What you will do> Output the lines from the top of the entries below to the line with "plt.rcParams['axes.unicode_minus'] = False", both included, exactly and without pictures.

Records supplied>
+++
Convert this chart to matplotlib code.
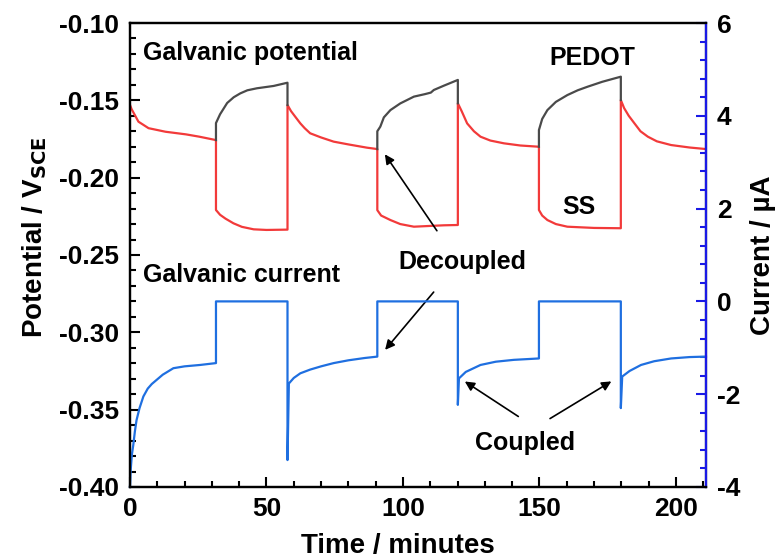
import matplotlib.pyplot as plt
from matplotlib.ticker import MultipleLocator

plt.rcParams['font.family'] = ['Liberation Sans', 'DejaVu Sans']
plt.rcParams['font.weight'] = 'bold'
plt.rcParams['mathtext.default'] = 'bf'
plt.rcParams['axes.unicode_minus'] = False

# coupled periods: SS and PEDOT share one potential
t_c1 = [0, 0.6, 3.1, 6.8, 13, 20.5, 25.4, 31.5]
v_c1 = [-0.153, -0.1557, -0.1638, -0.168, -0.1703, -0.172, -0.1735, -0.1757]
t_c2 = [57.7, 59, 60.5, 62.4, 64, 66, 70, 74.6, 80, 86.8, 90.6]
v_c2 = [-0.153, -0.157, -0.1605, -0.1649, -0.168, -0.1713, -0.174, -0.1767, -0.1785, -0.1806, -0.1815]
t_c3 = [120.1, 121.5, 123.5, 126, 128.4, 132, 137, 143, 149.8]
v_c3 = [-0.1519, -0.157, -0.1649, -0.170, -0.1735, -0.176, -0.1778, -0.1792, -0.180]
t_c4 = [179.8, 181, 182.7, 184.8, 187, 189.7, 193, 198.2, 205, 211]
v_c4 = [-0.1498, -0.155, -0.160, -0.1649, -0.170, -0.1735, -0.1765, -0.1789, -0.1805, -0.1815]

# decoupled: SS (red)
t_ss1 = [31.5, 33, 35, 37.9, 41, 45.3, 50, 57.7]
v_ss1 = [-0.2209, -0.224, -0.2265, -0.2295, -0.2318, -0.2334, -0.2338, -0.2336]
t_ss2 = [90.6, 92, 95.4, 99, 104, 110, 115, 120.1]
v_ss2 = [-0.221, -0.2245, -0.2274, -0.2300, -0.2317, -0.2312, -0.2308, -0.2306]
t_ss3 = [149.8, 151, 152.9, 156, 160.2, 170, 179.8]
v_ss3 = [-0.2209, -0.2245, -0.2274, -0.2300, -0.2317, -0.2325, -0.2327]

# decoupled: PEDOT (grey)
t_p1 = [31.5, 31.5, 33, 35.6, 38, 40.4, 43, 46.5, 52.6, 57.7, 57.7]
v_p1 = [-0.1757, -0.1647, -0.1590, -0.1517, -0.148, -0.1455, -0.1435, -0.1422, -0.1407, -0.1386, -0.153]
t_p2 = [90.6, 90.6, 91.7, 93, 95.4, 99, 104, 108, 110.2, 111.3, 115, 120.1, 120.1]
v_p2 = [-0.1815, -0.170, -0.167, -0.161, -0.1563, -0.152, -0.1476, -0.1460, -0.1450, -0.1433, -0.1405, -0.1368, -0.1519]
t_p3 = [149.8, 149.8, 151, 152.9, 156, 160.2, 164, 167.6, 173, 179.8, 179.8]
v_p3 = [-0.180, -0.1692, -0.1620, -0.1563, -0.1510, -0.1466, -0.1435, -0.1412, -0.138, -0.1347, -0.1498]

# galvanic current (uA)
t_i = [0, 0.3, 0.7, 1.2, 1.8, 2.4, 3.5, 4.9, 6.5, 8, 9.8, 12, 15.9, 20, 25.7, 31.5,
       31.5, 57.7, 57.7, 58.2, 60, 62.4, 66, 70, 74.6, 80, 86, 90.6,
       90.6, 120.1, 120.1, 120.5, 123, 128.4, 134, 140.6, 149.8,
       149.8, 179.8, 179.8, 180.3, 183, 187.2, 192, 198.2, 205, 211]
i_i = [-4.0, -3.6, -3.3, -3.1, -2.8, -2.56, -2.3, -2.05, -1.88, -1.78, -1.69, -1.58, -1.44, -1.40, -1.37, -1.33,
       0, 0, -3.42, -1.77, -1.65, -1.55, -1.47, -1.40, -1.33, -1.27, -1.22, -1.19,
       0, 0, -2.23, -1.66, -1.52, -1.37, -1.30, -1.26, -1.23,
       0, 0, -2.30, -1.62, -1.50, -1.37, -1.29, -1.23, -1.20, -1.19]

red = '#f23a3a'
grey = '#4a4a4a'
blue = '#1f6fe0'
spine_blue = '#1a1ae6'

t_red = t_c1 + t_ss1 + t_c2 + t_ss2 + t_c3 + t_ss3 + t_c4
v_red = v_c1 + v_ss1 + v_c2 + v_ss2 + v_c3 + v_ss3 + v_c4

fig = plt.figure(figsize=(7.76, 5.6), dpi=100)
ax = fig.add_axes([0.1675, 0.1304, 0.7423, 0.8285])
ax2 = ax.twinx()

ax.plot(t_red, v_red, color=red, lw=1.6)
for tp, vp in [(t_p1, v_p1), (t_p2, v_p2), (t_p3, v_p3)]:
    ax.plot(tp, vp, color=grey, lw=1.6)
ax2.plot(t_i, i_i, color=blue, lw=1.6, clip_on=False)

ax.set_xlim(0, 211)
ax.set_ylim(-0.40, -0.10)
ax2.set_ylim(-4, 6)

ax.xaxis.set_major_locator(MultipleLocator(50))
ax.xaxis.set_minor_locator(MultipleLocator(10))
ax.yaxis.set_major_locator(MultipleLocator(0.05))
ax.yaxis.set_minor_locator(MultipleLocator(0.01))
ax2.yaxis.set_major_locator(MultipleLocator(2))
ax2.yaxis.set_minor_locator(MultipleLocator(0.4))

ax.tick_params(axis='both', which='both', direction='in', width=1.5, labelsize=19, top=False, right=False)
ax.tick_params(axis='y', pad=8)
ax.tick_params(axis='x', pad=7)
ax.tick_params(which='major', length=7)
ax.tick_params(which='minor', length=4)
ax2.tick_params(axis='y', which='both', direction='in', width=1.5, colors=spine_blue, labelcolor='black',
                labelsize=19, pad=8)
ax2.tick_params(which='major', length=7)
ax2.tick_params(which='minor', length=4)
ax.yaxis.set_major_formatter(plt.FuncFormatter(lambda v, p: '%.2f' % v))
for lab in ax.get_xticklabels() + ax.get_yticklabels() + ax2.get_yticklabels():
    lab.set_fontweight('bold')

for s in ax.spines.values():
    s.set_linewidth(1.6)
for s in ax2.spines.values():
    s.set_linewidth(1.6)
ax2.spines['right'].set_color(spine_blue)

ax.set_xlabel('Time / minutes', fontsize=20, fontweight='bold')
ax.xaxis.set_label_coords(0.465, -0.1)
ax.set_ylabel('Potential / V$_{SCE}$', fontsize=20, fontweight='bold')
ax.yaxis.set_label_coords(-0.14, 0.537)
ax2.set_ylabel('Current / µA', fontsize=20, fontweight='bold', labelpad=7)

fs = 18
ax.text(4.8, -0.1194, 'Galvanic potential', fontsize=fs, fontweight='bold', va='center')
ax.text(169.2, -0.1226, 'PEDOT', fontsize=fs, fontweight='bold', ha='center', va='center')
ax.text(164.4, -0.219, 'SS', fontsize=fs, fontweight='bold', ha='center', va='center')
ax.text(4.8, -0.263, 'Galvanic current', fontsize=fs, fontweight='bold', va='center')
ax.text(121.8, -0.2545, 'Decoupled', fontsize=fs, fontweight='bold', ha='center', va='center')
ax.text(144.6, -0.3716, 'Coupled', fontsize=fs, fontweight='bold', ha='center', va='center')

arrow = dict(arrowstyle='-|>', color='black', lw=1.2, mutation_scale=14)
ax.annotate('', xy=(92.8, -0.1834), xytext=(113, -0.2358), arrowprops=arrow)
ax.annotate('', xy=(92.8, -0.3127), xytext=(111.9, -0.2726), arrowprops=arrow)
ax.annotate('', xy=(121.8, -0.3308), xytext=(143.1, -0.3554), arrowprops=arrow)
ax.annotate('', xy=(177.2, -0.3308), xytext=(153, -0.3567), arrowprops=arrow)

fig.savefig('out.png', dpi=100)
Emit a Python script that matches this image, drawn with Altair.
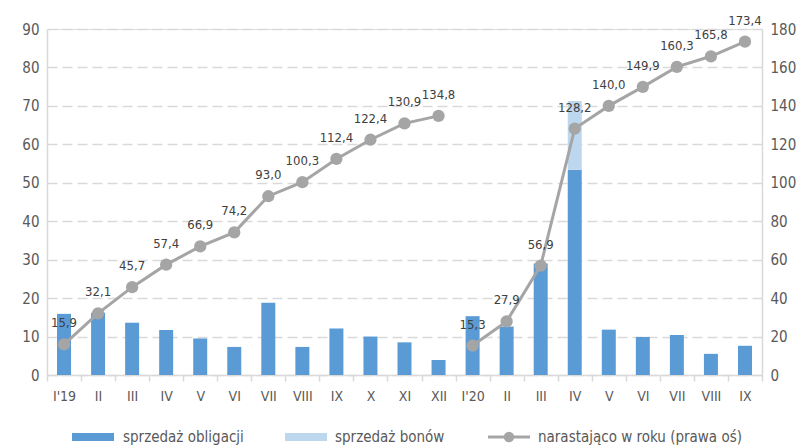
+++
Reply to the exercise>
Convert this chart to matplotlib code.
import matplotlib.pyplot as plt
from matplotlib.ticker import MultipleLocator

plt.rcParams['font.family'] = ['Liberation Sans', 'DejaVu Sans']
plt.rcParams['font.weight'] = 'bold'
plt.rcParams['mathtext.default'] = 'bf'
plt.rcParams['axes.unicode_minus'] = False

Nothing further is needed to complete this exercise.